O diretor de cinema David Fincher não é Orson Welles e o CEO do Facebook, Mark Zuckerberg, também não é o cidadão Charles Foster Kane, ou melhor, William Randolph Hearst, o magnata da imprensa dos anos 1940, inventor do sensacionalismo e inspirador do protagonista de Cidadão Kane. Mas a repercussão de A rede social, o filme que o diretor de O clube da luta fez sobre o Facebook, oferece, à luz do fascinante filme de Welles, uma oportunidade para analisar o poder de um bom relato (verdadeiro ou não) para moldar nossas percepções. Além disso, ressalta a vigência do velho meio cinematográfico –Hollywood– como criador de mitos, em contraposição com as novas mídias sociais e a internet. Em sua análise sobre o tema, Kendall Whitehouse, diretor de novas mídias na Wharton School, da University of Pennsylvania, sustenta que, na hora de compor grandes histórias, a prevalência de Hollywood continua inquestionável.

O filme de Fincher estreou em outubro de 2010. A obra não é exatamente uma homenagem ao bem-sucedido fundador da rede social, multimilionário aos 26 anos de idade. Trata-se, na verdade, de um jovem brilhante, porém obsessivo, petulante, imaturo e desleal, que cria uma companhia para conquistar garotas e ingressar nas universidades de elite. Em seu caminho ao topo, o protagonista também investe contra alguns amigos e sócios e deixa um rastro de demandas judiciais.

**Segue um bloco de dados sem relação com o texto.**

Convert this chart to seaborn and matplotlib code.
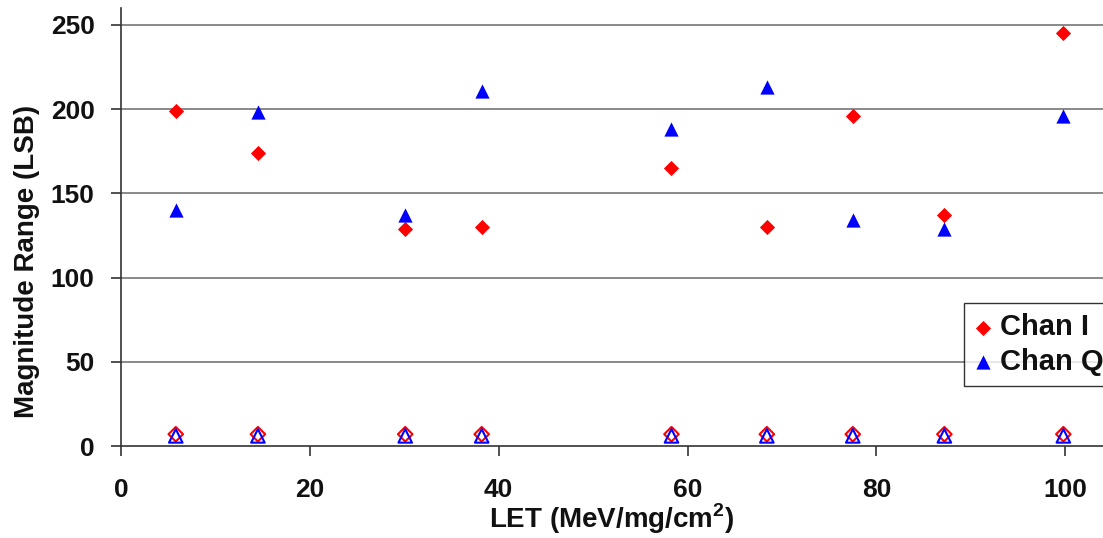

Apesar de o roteirista deixar claro que A rede social é uma autobiografia ficcional (Welles também negou que Hearst fosse Kane literalmente) e o criador do Facebook recusar a narração como real –“Só representaram bem minha maneira de vestir”, declarou ele–, na hora da estreia, a sorte de Zuckerberg estava lançada. Como uma melodia contagiante, um bom conto permanece na lembrança. “Os fatos só importam enquanto constroem uma narração coerente”, assinala Whitehouse.